I think back on it now and wonder how I survived it relatively unscathed. My mother no doubt worried for me, for all of us, but had to believe that she had given us a strong enough foundation to keep us from shattering.

And in my self-centred teenage years, I didn't recognize the huge sacrifice my mother made for all of us. I think back to my mother when she was at the age I am right now, just hitting the peak of my life. I think of the single woman Blanche half-heartedly attempting some semblance of a romantic life, half-heartedly wondering if there might be someone out there to share a different kind of happiness with. And it's only now that I realize she never found someone else in part because he couldn't live up to my impossibly brilliant father, but also because she feared that a new partner would distract her from her children.

I know that Mum prays daily for our well-being, and it seems to be working.

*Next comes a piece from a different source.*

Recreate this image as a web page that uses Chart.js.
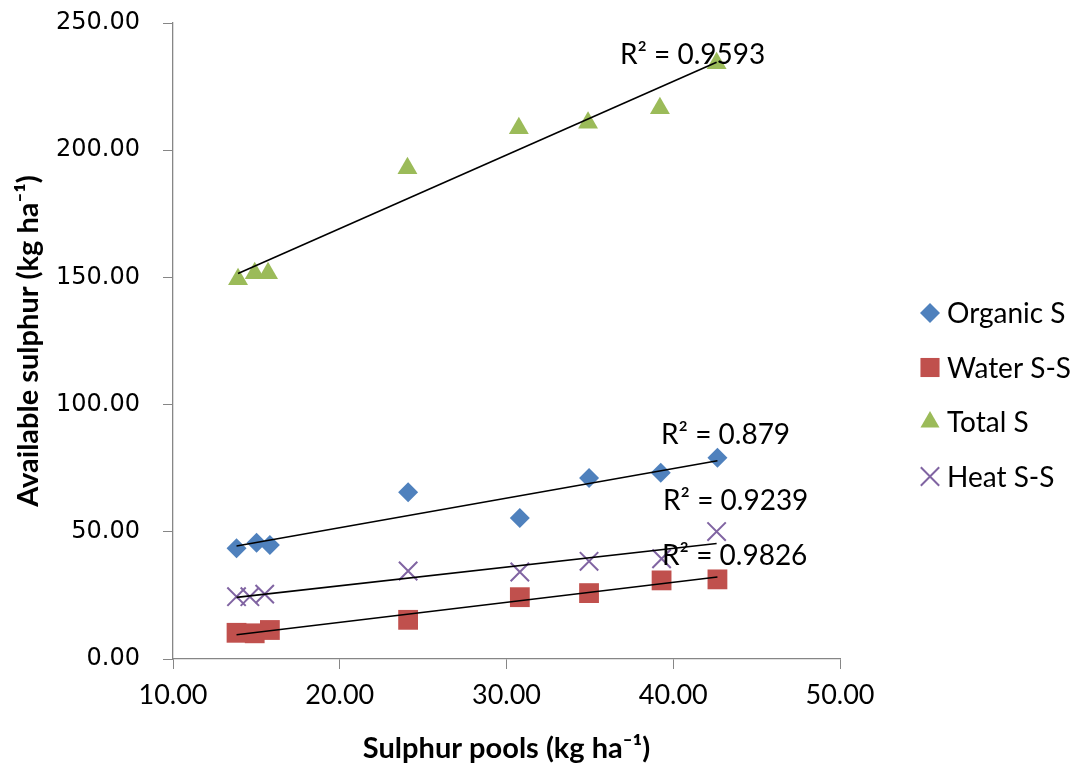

After all, every one of us kids emerged from our youths physically and mostly mentally intact. And if nothing else testifies to my mother's amazing resilience, fortitude and ingenuity, it speaks volumes that she now has eight grown-up and relatively well-adjusted children, 21 grandchildren and two great-grandchildren, all of us what I consider pretty good citizens.

Blanche. Her name suggests purity; despite the slight irony of a mixed-blood woman being named this, it means what it says: My once raven-haired and still dark-skinned mother named Blanche, a woman of the land who moved back to the land she loves on an Ojibwa-named lake not far from our beloved Georgian Bay.

I deeply regret not being at my mother's first powwow with her. But there will be more this summer, perhaps in Wikwemikong or maybe closer to home on Christian Island, that special place from my childhood where she allowed all of us children to run wild. But that's another story

For now, let me say to you, Blanche, on behalf of all of your children, Happy Mother's Day. Each one of us is in awe of you.